I’ve been the person who runs from things, but in truth I was running from myself. This was a convenient way to not deal with the dilemmas I felt internally and blamed on external things. I was putting myself in situations that would cause pain in order to wake up the part of myself that was most in need of attention. It was my arrogance that would put the blame on others, but it was also my lack of self-knowledge. 

It’s arrogant to believe that our challenges are only caused by external forces. In fact, a lot of what we’re experiencing mirrors our inner world and belief system. We don’t feel connected to others because we’re not connected to ourselves; we don’t feel heard because we’re not listening to what we truly need; and we feel abandoned because we’ve spent most of our lives abandoning the precious and quiet parts of ourselves.

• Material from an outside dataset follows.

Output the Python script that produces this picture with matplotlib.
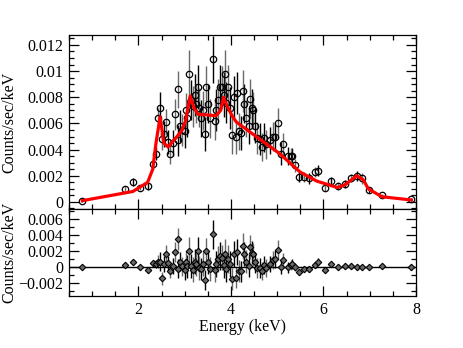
import numpy as np
import matplotlib
matplotlib.use("Agg")
import matplotlib.pyplot as plt
from matplotlib.ticker import MultipleLocator

# spectrum: energy (keV), counts/sec/keV, error, residual
energy = [0.79, 1.72, 1.88, 2.04, 2.20, 2.31, 2.38, 2.43, 2.47, 2.50,
          2.56, 2.60, 2.63, 2.69, 2.74, 2.79, 2.85, 2.86, 2.90, 2.95,
          3.00, 3.02, 3.06, 3.10, 3.14, 3.18, 3.22, 3.25, 3.28, 3.32,
          3.36, 3.40, 3.45, 3.47, 3.50, 3.55, 3.61, 3.65, 3.68, 3.72,
          3.77, 3.81, 3.84, 3.87, 3.90, 3.93, 3.99, 4.02, 4.06, 4.10,
          4.14, 4.17, 4.22, 4.26, 4.28, 4.33, 4.38, 4.42, 4.45, 4.48,
          4.51, 4.56, 4.62, 4.67, 4.71, 4.75, 4.84, 4.90, 4.95, 5.01,
          5.08, 5.13, 5.23, 5.29, 5.33, 5.39, 5.47, 5.58, 5.69, 5.81,
          5.89, 6.03, 6.17, 6.32, 6.46, 6.60, 6.72, 6.83, 6.98, 7.26,
          7.90]
counts = [0.0001, 0.0010, 0.0015, 0.0011, 0.0012, 0.0029, 0.0037, 0.0064, 0.0072, 0.0048,
          0.0052, 0.0061, 0.0046, 0.0037, 0.0045, 0.0067, 0.0047, 0.0086, 0.0058, 0.0055,
          0.0054, 0.0070, 0.0064, 0.0098, 0.0078, 0.0073, 0.0082, 0.0075, 0.0088, 0.0072,
          0.0064, 0.0070, 0.0052, 0.0088, 0.0075, 0.0064, 0.0109, 0.0062, 0.0070, 0.0078,
          0.0088, 0.0088, 0.0082, 0.0098, 0.0076, 0.0088, 0.0072, 0.0051, 0.0080, 0.0050,
          0.0083, 0.0054, 0.0053, 0.0085, 0.0075, 0.0064, 0.0058, 0.0079, 0.0072, 0.0070,
          0.0058, 0.0049, 0.0048, 0.0042, 0.0049, 0.0044, 0.0047, 0.0050, 0.0050, 0.0060,
          0.0037, 0.0044, 0.0035, 0.0035, 0.0035, 0.0028, 0.0019, 0.0019, 0.0018, 0.0023,
          0.0024, 0.0011, 0.0016, 0.0012, 0.0014, 0.0018, 0.0020, 0.0018, 0.0009, 0.0005,
          0.0002]
errors = [0.0001, 0.0002, 0.0003, 0.0002, 0.0003, 0.0004, 0.0005, 0.0008, 0.0012, 0.0008,
          0.0010, 0.0010, 0.0009, 0.0008, 0.0010, 0.0012, 0.0012, 0.0014, 0.0012, 0.0012,
          0.0013, 0.0013, 0.0014, 0.0018, 0.0015, 0.0016, 0.0016, 0.0015, 0.0017, 0.0015,
          0.0014, 0.0015, 0.0013, 0.0016, 0.0015, 0.0015, 0.0018, 0.0015, 0.0016, 0.0016,
          0.0017, 0.0016, 0.0017, 0.0018, 0.0016, 0.0017, 0.0016, 0.0014, 0.0016, 0.0013,
          0.0016, 0.0014, 0.0013, 0.0016, 0.0015, 0.0014, 0.0014, 0.0015, 0.0014, 0.0014,
          0.0013, 0.0012, 0.0012, 0.0011, 0.0011, 0.0011, 0.0010, 0.0011, 0.0011, 0.0012,
          0.0009, 0.0009, 0.0007, 0.0006, 0.0006, 0.0005, 0.0004, 0.0004, 0.0004, 0.0004,
          0.0004, 0.0003, 0.0003, 0.0003, 0.0003, 0.0003, 0.0004, 0.0004, 0.0002, 0.0001,
          0.0001]
resid = [0.0, 0.0003, 0.0007, 0.0, -0.0004, 0.0005, 0.0004, 0.0007, 0.0007, -0.0014,
         0.0004, 0.0017, 0.0005, -0.0005, 0.0001, 0.0019, -0.0002, 0.0035, 0.0007, 0.0001,
         -0.0003, 0.0007, 0.0001, 0.0020, 0.0002, -0.0003, 0.0007, 0.0004, 0.0020, -0.0001,
         -0.0002, 0.0004, -0.0016, 0.0020, 0.0007, -0.0002, 0.0041, -0.0004, 0.0004, 0.0010,
         0.0014, 0.0012, 0.0003, 0.0017, -0.0002, 0.0010, 0.0004, -0.0015, 0.0016, -0.0013,
         0.0019, -0.0005, -0.0005, 0.0026, 0.0016, 0.0007, 0.0002, 0.0025, 0.0018, 0.0016,
         0.0006, -0.0001, -0.0001, -0.0005, 0.0003, -0.0001, 0.0004, 0.0009, 0.0010, 0.0022,
         0.0, 0.0009, 0.0, 0.0003, 0.0004, 0.0, -0.0006, -0.0002, -0.0002, 0.0003,
         0.0007, -0.0004, 0.0004, 0.0, 0.0001, 0.0001, 0.0, 0.0, 0.0, 0.0001,
         0.0]

# model curve
model_e = [0.79, 1.88, 2.20, 2.31, 2.38, 2.47, 2.55, 2.64, 2.93, 3.02, 3.12, 3.20,
           3.29, 3.68, 3.78, 3.84, 3.92, 4.04, 4.12, 5.05, 5.49, 5.85, 6.30, 6.46,
           6.72, 6.86, 6.97, 7.26, 7.90]
model_y = [0.0001, 0.0008, 0.0015, 0.0025, 0.0045, 0.0065, 0.0045, 0.0042, 0.0054, 0.0062,
           0.0081, 0.0072, 0.0067, 0.0066, 0.0070, 0.0080, 0.0073, 0.0065, 0.0061, 0.0037,
           0.0023, 0.0016, 0.0011, 0.0013, 0.0020, 0.0017, 0.0010, 0.0004, 0.00015]

plt.rcParams['font.family'] = ['Liberation Serif', 'DejaVu Serif']
plt.rcParams['font.size'] = 11.5

fig = plt.figure(figsize=(4.63, 3.48), dpi=100)
ax1 = fig.add_axes([0.149, 0.3994, 0.7495, 0.5])
ax2 = fig.add_axes([0.149, 0.1494, 0.7495, 0.25], sharex=ax1)

energy = np.array(energy)
counts = np.array(counts)
errors = np.array(errors)
resid = np.array(resid)

# alternate black / gray error bars like the two data groups
for i, col in enumerate(["black", "dimgray"]):
    sel = slice(i, None, 2)
    ax1.errorbar(energy[sel], counts[sel], yerr=errors[sel], fmt="none",
                 ecolor=col, elinewidth=1.0)
    ax2.errorbar(energy[sel], resid[sel], yerr=errors[sel], fmt="none",
                 ecolor=col, elinewidth=1.0)

ax1.plot(energy, counts, "o", mfc="none", mec="black", ms=4.6, mew=0.9)
ax1.plot(model_e, model_y, color="red", lw=2.3, zorder=5)

ax2.axhline(0, color="black", lw=1.0)
ax2.plot(energy, resid, "D", mfc="dimgray", mec="black", ms=3.3, mew=0.8)

ax1.set_xlim(0.5, 8)
ax1.set_ylim(-0.00054, 0.01276)
ax2.set_ylim(-0.0036, 0.00725)

ax1.set_yticks([0, 0.002, 0.004, 0.006, 0.008, 0.01, 0.012])
ax1.set_yticklabels(["0", "0.002", "0.004", "0.006", "0.008", "0.01", "0.012"])
ax1.yaxis.set_minor_locator(MultipleLocator(0.0005))
ax2.set_yticks([-0.002, 0, 0.002, 0.004, 0.006])
ax2.set_yticklabels(["\u22120.002", "0", "0.002", "0.004", "0.006"])
ax2.yaxis.set_minor_locator(MultipleLocator(0.001))
ax2.xaxis.set_major_locator(MultipleLocator(2))
ax2.xaxis.set_minor_locator(MultipleLocator(0.5))

for ax in (ax1, ax2):
    ax.tick_params(which="both", direction="in", top=True, right=True)
    ax.tick_params(which="major", length=7, width=0.9, pad=4)
    ax.tick_params(which="minor", length=3.5, width=0.9)
    for s in ax.spines.values():
        s.set_linewidth(0.9)
    ax.set_ylabel("Counts/sec/keV")
    ax.yaxis.set_label_coords(-0.15, 0.5)

plt.setp(ax1.get_xticklabels(), visible=False)
ax2.set_xlabel("Energy (keV)", labelpad=1)

fig.savefig("out.png", dpi=100)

Once I started to slow down and be in experiences with more awareness, I began to see that I was the one costing me joy. This wasn’t achieved by simply being aware.  Many people I’ve worked with over the years have gently supported me as I started to understand myself. This has not been a solo journey. Learning to expose ourselves to ourselves requires professionals who are able to hold us gently.  

In almost all of the situations I mentioned, including the years of running from myself, I was struggling with the same thing: I didn’t feel respected. I was choosing relationships and environments that didn’t respect me. But it’s more nuanced than that, because I didn’t respect myself, so I kept aligning myself with others who didn’t respect me.  

I had to first address the way I wasn’t respecting myself, the way I was treating myself poorly, how I wasn’t listening to what I needed, and how I was doing what others wanted. This has been a lengthy process yet a revealing one that bleeds into every aspect of my life.

Arrogance is part of the human chemistry that resides in all of us, not a single one of us evades this characteristic. This part of us is capable of fabricating grandiose stories about what’s wrong with others and the world in order to maintain its importance. Our disdain doesn’t want to be disrespected; it often wants to hold tight to controlling our lives.

It takes years of gently looking at these traits in ourselves  to soften their control over our minds and belief system. We all carry this, yet if we could understand this we might spend less time pointing our fingers outward in disdain and more time finding ways to soften the battle with our arrogance. It could change the world, one person at a time.